GIVEN MATERIAL:
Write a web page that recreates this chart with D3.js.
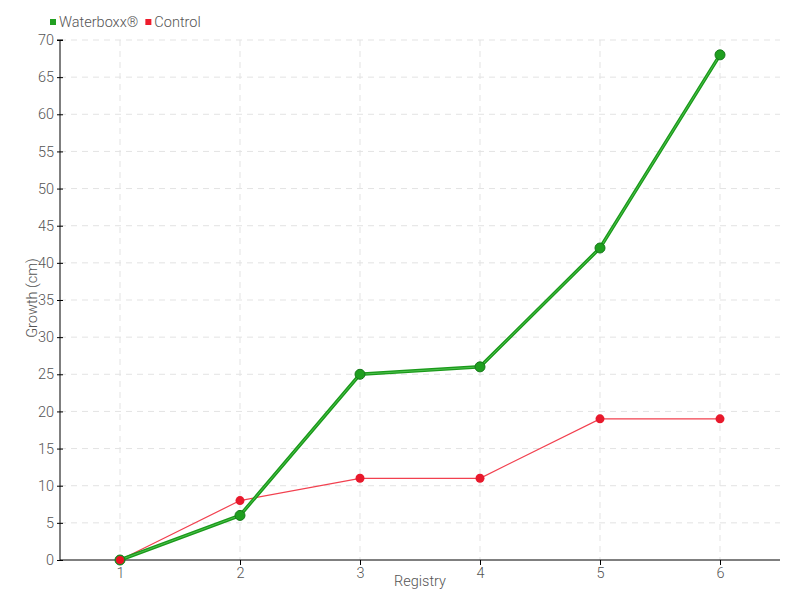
<!DOCTYPE html>
<html><head><meta charset="utf-8">
<script src="https://cdn.jsdelivr.net/npm/d3@7"></script>
<style>body{margin:0;background:#fff}text{font-family:Roboto,"DejaVu Sans Condensed",sans-serif;font-weight:300}</style>
</head><body><svg id="c" width="800" height="600"></svg>
<script>
const categories = ["1","2","3","4","5","6"];
const waterboxx = [0,6,25,26,42,68];
const control = [0,8,11,11,19,19];
const yTicks = [0,5,10,15,20,25,30,35,40,45,50,55,60,65,70];
const seriesNames = ["Waterboxx®","Control"];

const svg = d3.select("#c");
const L=60,R=780,T=40,B=560;
const x = d3.scalePoint().domain(categories).range([L,R]).padding(0.5);
const y = d3.scaleLinear().domain([0,70]).range([B,T]);
const grid = svg.append("g");
grid.selectAll("line.h").data(yTicks.slice(1)).enter().append("line")
 .attr("x1",L).attr("x2",R).attr("y1",d=>y(d)).attr("y2",d=>y(d))
 .attr("stroke","#e3e3e3").attr("stroke-dasharray","6,5");
grid.selectAll("line.v").data(categories).enter().append("line")
 .attr("x1",d=>x(d)).attr("x2",d=>x(d)).attr("y1",T).attr("y2",B)
 .attr("stroke","#e3e3e3").attr("stroke-dasharray","6,5");

const ya = svg.append("g").attr("transform",`translate(${L},0)`)
 .call(d3.axisLeft(y).tickValues(yTicks).tickSize(3).tickPadding(4));
ya.selectAll("line").attr("x2",3).attr("x1",-3).attr("stroke","#000");
ya.select(".domain").attr("d",`M-3,${T}H3M0,${T}V${B}`).attr("stroke","#000");
ya.selectAll("text").attr("font-size",14.5).attr("fill","#555").attr("x",-6);
const xa = svg.append("g").attr("transform",`translate(0,${B})`)
 .call(d3.axisBottom(x).tickSize(5).tickPadding(3));
xa.select(".domain").attr("d",`M${L},0H${R}`).attr("stroke","#000");
xa.selectAll("line").attr("stroke","#000");
xa.selectAll("text").attr("font-size",14.5).attr("fill","#555");

svg.append("text").attr("x",420).attr("y",586).attr("text-anchor","middle")
 .attr("font-size",14.5).attr("fill","#555").text("Registry");
svg.append("text").attr("transform","translate(37,298) rotate(-90)").attr("text-anchor","middle")
 .attr("font-size",14.5).attr("fill","#555").text("Growth (cm)");

const line = d3.line().x((d,i)=>x(categories[i])).y(d=>y(d));
svg.append("path").datum(control).attr("d",line).attr("fill","none")
 .attr("stroke","#f2404f").attr("stroke-width",1.2);
svg.append("path").datum(waterboxx).attr("d",line).attr("fill","none")
 .attr("stroke","#1a9a1a").attr("stroke-width",3.5);
svg.append("path").datum(waterboxx).attr("d",line).attr("fill","none")
 .attr("stroke","#4cc04c").attr("stroke-width",1);
svg.selectAll("circle.c").data(control).enter().append("circle")
 .attr("cx",(d,i)=>x(categories[i])).attr("cy",d=>y(d)).attr("r",4.5)
 .attr("fill","#e8192c");
svg.selectAll("circle.w").data(waterboxx).enter().append("circle")
 .attr("cx",(d,i)=>x(categories[i])).attr("cy",d=>y(d)).attr("r",5)
 .attr("fill","#1f9f1f").attr("stroke","#16781a").attr("stroke-width",1);
svg.append("circle").attr("cx",x(categories[0])).attr("cy",y(control[0])).attr("r",4)
 .attr("fill","#ee1025");

const leg = svg.append("g");
const colors = ["#22a022","#ee1c2c"];
let lx = 50;
seriesNames.forEach((n,i)=>{
  leg.append("rect").attr("x",lx).attr("y",19).attr("width",6).attr("height",6).attr("fill",colors[i]);
  const t = leg.append("text").attr("x",lx+9).attr("y",27).attr("font-size",14.5).attr("fill","#555").text(n);
  lx += 9 + t.node().getComputedTextLength() + 7;
});
</script></body></html>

THE REQUEST:
Copy the material above exactly and drop the pictures.

EXERCISE RESULT:
Write a web page that recreates this chart with D3.js.
<!DOCTYPE html>
<html><head><meta charset="utf-8">
<script src="https://cdn.jsdelivr.net/npm/d3@7"></script>
<style>body{margin:0;background:#fff}text{font-family:Roboto,"DejaVu Sans Condensed",sans-serif;font-weight:300}</style>
</head><body><svg id="c" width="800" height="600"></svg>
<script>
const categories = ["1","2","3","4","5","6"];
const waterboxx = [0,6,25,26,42,68];
const control = [0,8,11,11,19,19];
const yTicks = [0,5,10,15,20,25,30,35,40,45,50,55,60,65,70];
const seriesNames = ["Waterboxx®","Control"];

const svg = d3.select("#c");
const L=60,R=780,T=40,B=560;
const x = d3.scalePoint().domain(categories).range([L,R]).padding(0.5);
const y = d3.scaleLinear().domain([0,70]).range([B,T]);
const grid = svg.append("g");
grid.selectAll("line.h").data(yTicks.slice(1)).enter().append("line")
 .attr("x1",L).attr("x2",R).attr("y1",d=>y(d)).attr("y2",d=>y(d))
 .attr("stroke","#e3e3e3").attr("stroke-dasharray","6,5");
grid.selectAll("line.v").data(categories).enter().append("line")
 .attr("x1",d=>x(d)).attr("x2",d=>x(d)).attr("y1",T).attr("y2",B)
 .attr("stroke","#e3e3e3").attr("stroke-dasharray","6,5");

const ya = svg.append("g").attr("transform",`translate(${L},0)`)
 .call(d3.axisLeft(y).tickValues(yTicks).tickSize(3).tickPadding(4));
ya.selectAll("line").attr("x2",3).attr("x1",-3).attr("stroke","#000");
ya.select(".domain").attr("d",`M-3,${T}H3M0,${T}V${B}`).attr("stroke","#000");
ya.selectAll("text").attr("font-size",14.5).attr("fill","#555").attr("x",-6);
const xa = svg.append("g").attr("transform",`translate(0,${B})`)
 .call(d3.axisBottom(x).tickSize(5).tickPadding(3));
xa.select(".domain").attr("d",`M${L},0H${R}`).attr("stroke","#000");
xa.selectAll("line").attr("stroke","#000");
xa.selectAll("text").attr("font-size",14.5).attr("fill","#555");

svg.append("text").attr("x",420).attr("y",586).attr("text-anchor","middle")
 .attr("font-size",14.5).attr("fill","#555").text("Registry");
svg.append("text").attr("transform","translate(37,298) rotate(-90)").attr("text-anchor","middle")
 .attr("font-size",14.5).attr("fill","#555").text("Growth (cm)");

const line = d3.line().x((d,i)=>x(categories[i])).y(d=>y(d));
svg.append("path").datum(control).attr("d",line).attr("fill","none")
 .attr("stroke","#f2404f").attr("stroke-width",1.2);
svg.append("path").datum(waterboxx).attr("d",line).attr("fill","none")
 .attr("stroke","#1a9a1a").attr("stroke-width",3.5);
svg.append("path").datum(waterboxx).attr("d",line).attr("fill","none")
 .attr("stroke","#4cc04c").attr("stroke-width",1);
svg.selectAll("circle.c").data(control).enter().append("circle")
 .attr("cx",(d,i)=>x(categories[i])).attr("cy",d=>y(d)).attr("r",4.5)
 .attr("fill","#e8192c");
svg.selectAll("circle.w").data(waterboxx).enter().append("circle")
 .attr("cx",(d,i)=>x(categories[i])).attr("cy",d=>y(d)).attr("r",5)
 .attr("fill","#1f9f1f").attr("stroke","#16781a").attr("stroke-width",1);
svg.append("circle").attr("cx",x(categories[0])).attr("cy",y(control[0])).attr("r",4)
 .attr("fill","#ee1025");

const leg = svg.append("g");
const colors = ["#22a022","#ee1c2c"];
let lx = 50;
seriesNames.forEach((n,i)=>{
  leg.append("rect").attr("x",lx).attr("y",19).attr("width",6).attr("height",6).attr("fill",colors[i]);
  const t = leg.append("text").attr("x",lx+9).attr("y",27).attr("font-size",14.5).attr("fill","#555").text(n);
  lx += 9 + t.node().getComputedTextLength() + 7;
});
</script></body></html>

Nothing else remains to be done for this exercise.